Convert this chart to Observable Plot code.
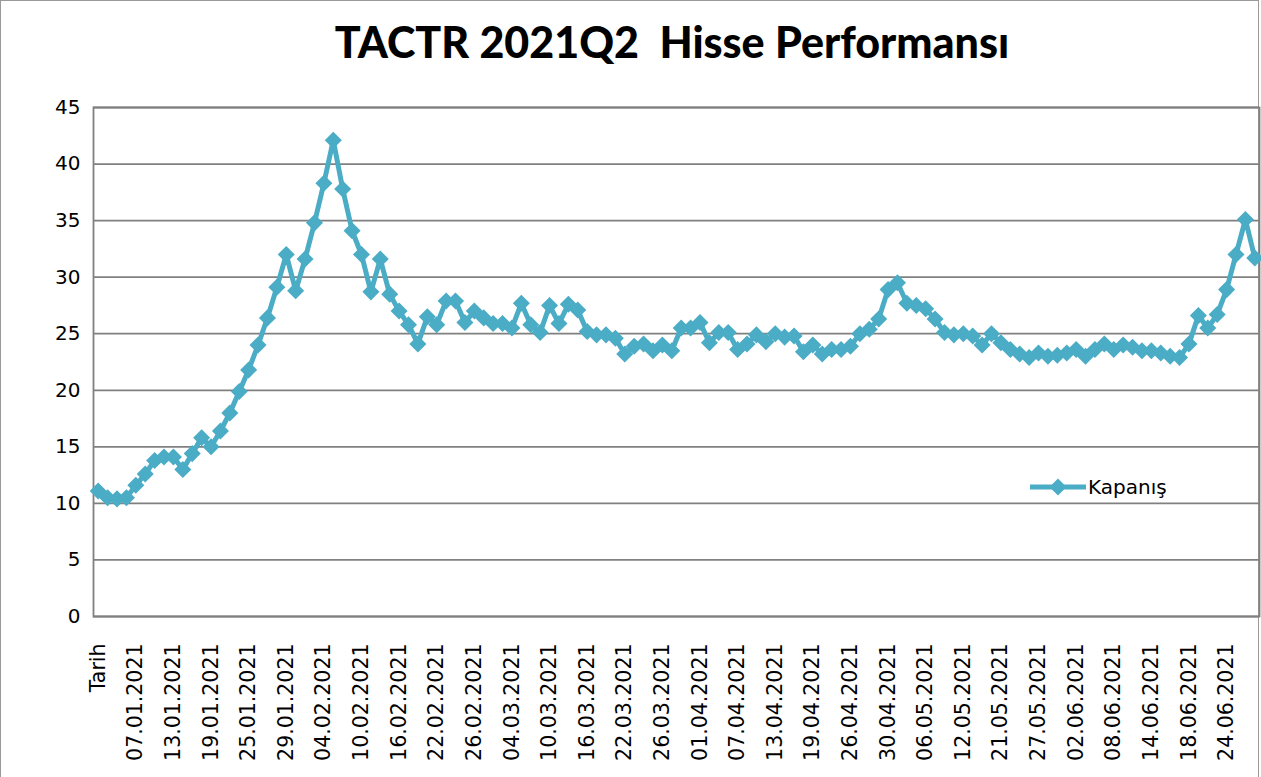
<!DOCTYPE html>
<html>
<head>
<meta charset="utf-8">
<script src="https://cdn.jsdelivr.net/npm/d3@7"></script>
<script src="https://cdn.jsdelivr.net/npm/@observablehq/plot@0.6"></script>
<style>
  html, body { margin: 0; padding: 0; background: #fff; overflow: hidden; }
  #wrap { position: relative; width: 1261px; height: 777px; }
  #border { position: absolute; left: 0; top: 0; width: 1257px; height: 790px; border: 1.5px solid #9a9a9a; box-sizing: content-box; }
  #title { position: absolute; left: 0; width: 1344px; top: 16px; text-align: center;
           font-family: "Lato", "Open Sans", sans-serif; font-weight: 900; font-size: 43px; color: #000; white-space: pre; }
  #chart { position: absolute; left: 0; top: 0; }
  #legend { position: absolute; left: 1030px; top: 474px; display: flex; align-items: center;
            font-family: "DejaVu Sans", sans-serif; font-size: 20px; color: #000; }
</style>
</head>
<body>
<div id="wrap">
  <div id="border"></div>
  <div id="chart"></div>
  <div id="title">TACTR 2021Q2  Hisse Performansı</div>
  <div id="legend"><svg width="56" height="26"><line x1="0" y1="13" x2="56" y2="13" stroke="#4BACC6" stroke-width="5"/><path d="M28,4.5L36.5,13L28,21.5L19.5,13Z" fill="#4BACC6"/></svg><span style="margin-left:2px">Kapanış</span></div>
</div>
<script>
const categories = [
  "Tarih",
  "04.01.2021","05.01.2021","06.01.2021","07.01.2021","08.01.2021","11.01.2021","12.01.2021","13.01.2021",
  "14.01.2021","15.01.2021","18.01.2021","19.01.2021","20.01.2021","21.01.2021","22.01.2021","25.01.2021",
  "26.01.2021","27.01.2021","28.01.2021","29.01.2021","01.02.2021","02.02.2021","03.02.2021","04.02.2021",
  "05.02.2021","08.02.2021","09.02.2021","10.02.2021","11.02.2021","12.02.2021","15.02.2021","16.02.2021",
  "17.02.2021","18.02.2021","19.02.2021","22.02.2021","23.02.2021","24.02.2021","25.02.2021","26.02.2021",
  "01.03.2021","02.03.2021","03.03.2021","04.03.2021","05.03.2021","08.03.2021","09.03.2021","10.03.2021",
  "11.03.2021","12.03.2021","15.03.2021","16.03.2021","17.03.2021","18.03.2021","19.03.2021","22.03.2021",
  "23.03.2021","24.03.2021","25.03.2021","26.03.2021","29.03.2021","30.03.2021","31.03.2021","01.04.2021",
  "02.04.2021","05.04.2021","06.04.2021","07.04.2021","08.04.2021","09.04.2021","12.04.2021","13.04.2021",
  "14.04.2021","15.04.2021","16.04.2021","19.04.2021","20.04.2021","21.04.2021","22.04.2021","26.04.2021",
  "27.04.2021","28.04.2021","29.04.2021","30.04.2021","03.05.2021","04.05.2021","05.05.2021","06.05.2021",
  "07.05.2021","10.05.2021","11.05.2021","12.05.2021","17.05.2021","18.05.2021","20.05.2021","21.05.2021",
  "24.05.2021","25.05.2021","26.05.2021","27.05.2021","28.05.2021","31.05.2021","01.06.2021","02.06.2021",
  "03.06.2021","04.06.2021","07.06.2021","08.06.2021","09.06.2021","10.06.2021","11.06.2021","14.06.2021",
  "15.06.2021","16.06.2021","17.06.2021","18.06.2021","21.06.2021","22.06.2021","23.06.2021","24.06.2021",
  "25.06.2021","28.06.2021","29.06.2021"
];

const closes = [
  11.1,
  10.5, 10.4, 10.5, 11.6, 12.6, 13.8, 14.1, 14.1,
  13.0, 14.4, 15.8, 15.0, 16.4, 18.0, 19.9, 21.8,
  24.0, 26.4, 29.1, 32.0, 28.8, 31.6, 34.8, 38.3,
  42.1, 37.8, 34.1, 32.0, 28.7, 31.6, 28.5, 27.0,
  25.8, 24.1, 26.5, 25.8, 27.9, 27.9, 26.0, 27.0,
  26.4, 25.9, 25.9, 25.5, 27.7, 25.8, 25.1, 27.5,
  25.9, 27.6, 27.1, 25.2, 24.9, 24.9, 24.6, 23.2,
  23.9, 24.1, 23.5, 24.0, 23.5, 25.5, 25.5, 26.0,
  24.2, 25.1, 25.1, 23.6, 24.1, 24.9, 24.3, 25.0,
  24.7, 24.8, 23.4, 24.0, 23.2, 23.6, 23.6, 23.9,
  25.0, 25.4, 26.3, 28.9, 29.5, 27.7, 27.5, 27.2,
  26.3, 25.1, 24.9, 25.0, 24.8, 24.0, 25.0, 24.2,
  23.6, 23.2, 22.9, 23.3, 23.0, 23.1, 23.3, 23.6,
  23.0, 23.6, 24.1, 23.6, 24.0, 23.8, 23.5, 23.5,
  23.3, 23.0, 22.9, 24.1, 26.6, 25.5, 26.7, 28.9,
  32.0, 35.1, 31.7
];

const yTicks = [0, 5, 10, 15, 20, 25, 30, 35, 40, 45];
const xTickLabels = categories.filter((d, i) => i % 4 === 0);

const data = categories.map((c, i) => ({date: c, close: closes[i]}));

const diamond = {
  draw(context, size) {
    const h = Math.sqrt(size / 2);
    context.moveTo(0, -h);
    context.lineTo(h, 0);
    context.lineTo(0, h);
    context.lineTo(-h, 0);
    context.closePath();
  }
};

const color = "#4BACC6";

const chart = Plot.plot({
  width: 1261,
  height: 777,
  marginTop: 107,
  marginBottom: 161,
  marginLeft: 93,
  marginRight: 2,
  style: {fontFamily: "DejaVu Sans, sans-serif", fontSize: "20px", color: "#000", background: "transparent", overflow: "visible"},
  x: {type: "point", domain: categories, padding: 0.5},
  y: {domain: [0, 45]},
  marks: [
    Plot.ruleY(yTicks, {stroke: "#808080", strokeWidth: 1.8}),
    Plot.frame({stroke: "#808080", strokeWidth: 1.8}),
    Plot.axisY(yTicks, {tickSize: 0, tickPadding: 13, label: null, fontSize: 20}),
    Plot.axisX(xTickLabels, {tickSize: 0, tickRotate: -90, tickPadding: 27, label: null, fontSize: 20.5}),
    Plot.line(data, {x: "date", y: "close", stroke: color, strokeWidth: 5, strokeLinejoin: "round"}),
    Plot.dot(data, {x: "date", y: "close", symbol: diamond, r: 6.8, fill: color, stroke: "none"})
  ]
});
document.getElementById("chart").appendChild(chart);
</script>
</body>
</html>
--
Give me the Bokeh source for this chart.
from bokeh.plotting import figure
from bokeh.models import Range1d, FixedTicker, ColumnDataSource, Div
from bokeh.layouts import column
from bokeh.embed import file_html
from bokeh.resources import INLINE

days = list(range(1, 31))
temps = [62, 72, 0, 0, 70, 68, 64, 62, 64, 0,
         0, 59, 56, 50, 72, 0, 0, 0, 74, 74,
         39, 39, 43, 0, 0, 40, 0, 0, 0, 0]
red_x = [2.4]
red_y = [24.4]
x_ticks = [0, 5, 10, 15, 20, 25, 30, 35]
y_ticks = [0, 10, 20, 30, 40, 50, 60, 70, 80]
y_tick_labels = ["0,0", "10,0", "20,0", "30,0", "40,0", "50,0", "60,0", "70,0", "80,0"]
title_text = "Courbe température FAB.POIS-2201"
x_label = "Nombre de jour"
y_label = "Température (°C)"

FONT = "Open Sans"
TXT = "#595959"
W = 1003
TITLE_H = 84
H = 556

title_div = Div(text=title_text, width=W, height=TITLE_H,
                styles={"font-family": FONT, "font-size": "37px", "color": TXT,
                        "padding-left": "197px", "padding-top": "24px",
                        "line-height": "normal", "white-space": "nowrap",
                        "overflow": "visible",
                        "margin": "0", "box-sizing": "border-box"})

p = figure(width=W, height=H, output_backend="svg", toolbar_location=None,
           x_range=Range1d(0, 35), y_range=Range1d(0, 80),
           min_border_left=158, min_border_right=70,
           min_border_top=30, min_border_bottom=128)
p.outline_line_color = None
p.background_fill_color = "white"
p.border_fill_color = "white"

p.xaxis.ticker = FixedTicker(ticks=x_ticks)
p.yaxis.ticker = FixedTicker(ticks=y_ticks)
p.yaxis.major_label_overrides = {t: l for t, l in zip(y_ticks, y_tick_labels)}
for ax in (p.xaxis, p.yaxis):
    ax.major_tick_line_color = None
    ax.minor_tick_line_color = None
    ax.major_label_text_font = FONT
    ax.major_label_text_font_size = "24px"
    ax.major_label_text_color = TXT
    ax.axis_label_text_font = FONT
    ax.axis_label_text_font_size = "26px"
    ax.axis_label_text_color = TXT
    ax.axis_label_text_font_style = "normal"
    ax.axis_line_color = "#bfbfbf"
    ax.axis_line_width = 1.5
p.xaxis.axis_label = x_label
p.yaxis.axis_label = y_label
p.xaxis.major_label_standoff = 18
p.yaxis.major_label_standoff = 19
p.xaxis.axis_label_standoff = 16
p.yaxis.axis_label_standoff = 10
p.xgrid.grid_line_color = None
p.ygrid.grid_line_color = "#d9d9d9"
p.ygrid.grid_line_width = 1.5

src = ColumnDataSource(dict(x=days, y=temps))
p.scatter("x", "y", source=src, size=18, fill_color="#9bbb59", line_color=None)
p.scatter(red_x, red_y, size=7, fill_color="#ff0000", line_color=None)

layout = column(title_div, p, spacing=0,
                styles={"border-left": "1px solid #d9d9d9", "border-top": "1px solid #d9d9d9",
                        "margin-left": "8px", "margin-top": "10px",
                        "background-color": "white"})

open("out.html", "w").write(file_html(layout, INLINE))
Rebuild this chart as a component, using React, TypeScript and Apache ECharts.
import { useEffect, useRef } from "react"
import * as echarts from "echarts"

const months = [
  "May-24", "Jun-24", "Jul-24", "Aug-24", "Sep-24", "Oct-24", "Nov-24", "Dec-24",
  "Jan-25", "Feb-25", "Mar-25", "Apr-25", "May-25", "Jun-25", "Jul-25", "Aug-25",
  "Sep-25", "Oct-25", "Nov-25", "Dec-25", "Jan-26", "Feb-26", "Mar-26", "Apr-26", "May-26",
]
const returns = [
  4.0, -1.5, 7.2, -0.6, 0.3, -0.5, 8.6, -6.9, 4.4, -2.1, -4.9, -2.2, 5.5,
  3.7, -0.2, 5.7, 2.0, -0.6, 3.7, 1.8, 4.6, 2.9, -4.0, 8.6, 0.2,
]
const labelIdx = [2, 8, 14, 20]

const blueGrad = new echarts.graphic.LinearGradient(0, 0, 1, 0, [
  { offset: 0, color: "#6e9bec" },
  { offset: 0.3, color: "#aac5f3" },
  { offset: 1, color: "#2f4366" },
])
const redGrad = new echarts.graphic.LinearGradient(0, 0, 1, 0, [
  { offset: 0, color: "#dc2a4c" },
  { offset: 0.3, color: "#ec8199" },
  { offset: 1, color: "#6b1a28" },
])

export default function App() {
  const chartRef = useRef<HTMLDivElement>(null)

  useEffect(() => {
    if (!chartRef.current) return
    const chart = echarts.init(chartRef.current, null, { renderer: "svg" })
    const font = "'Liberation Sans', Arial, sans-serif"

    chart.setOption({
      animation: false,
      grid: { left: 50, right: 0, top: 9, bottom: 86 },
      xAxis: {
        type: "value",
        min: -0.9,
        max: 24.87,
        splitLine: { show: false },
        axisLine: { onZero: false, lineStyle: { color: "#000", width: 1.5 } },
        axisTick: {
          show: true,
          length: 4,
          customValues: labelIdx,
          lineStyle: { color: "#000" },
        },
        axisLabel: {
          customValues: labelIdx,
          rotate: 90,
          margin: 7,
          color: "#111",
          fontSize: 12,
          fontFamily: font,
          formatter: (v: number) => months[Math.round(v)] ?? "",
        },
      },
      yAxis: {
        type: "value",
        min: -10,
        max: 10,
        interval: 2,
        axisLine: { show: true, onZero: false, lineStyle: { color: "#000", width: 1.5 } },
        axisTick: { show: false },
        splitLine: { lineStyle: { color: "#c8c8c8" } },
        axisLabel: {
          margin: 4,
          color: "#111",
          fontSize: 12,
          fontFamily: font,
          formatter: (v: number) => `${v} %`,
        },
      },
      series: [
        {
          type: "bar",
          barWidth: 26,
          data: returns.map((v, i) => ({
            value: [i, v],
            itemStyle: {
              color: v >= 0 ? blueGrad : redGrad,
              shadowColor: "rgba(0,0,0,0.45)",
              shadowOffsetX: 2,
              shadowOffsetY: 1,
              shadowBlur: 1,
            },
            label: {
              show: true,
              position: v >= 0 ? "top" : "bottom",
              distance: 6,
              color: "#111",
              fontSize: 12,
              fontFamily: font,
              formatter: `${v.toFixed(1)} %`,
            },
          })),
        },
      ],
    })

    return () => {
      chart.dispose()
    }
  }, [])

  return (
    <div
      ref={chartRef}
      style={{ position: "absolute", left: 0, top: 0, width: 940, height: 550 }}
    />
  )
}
---
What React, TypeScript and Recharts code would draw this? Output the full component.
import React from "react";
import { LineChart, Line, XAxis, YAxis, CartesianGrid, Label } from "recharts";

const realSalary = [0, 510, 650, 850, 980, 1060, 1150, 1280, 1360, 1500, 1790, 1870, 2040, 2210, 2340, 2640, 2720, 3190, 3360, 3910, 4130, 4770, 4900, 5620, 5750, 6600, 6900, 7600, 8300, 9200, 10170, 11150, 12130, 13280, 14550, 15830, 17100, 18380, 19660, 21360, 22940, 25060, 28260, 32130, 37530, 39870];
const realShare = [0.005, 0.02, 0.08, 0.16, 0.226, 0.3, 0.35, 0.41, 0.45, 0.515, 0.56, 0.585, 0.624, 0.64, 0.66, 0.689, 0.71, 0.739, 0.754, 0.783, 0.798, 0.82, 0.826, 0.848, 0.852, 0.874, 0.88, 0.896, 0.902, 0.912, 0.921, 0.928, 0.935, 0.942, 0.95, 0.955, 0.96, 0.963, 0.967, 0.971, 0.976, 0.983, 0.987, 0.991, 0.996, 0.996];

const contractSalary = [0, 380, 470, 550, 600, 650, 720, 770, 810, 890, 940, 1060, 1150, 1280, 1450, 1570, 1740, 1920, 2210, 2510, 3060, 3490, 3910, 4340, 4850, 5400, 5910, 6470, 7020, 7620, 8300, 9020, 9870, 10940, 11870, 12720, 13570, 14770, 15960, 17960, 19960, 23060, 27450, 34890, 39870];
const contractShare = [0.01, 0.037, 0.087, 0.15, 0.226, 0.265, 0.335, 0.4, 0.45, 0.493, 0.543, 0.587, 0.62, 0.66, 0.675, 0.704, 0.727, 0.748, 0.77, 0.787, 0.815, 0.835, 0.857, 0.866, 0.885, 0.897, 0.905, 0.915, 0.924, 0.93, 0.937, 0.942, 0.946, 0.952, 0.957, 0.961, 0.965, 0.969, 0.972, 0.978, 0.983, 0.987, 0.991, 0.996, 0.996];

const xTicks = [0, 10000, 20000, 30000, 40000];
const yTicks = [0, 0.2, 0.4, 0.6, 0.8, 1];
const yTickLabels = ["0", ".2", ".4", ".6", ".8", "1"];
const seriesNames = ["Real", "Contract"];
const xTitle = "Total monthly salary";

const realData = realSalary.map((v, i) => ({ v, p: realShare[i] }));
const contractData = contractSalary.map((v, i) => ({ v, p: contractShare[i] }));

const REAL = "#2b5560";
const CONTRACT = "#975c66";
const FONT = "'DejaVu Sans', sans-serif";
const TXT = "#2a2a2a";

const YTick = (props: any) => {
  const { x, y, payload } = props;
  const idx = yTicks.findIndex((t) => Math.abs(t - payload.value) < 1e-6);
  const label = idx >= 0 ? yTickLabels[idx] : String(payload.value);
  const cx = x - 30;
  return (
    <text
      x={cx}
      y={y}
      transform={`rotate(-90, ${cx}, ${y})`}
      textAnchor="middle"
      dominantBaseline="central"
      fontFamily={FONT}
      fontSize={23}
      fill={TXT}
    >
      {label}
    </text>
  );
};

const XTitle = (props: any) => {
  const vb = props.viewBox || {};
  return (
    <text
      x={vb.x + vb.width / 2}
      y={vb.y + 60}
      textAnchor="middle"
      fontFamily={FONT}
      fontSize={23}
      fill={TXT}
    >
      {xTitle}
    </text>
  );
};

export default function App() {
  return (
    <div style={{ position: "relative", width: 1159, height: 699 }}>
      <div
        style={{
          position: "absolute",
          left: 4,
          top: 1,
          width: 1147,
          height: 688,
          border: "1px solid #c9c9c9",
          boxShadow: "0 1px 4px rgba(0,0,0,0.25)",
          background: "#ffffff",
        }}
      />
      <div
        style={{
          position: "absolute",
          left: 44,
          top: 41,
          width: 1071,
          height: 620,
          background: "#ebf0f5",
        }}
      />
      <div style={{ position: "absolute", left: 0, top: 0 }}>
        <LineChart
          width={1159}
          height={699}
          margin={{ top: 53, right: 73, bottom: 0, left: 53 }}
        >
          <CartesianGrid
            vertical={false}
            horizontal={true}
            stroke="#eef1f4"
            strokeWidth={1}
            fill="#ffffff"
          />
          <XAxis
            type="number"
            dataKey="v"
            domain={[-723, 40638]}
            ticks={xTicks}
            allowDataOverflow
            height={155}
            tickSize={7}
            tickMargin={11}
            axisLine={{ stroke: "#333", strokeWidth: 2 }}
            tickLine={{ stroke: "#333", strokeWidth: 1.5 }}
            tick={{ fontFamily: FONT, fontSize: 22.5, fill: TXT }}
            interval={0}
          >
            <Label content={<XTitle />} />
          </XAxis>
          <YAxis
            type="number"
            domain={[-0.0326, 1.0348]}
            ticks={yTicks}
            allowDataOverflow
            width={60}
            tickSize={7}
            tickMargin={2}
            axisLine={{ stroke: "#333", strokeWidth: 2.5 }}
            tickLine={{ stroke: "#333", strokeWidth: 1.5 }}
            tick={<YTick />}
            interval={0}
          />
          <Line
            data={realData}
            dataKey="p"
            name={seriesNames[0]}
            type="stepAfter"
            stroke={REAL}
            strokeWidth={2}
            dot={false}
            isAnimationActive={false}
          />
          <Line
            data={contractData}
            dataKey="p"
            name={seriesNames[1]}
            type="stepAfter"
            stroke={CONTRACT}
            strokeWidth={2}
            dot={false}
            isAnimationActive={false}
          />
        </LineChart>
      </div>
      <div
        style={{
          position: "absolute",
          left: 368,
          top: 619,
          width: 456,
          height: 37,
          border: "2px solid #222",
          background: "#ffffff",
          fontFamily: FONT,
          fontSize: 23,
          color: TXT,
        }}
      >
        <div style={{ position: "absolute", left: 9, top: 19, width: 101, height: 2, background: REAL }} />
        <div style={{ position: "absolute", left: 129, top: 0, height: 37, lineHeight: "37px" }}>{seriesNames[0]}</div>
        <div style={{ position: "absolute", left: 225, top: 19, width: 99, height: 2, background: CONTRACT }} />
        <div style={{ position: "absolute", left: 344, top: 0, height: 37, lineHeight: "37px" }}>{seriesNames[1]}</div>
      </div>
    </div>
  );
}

What is asked: Go back over the listing above and copy exactly the lines that begin at the line with "Give me the Bokeh source for this chart." and stop after the line with "from bokeh.resources import INLINE"; leave out every other line.

Task output:
Give me the Bokeh source for this chart.
from bokeh.plotting import figure
from bokeh.models import Range1d, FixedTicker, ColumnDataSource, Div
from bokeh.layouts import column
from bokeh.embed import file_html
from bokeh.resources import INLINE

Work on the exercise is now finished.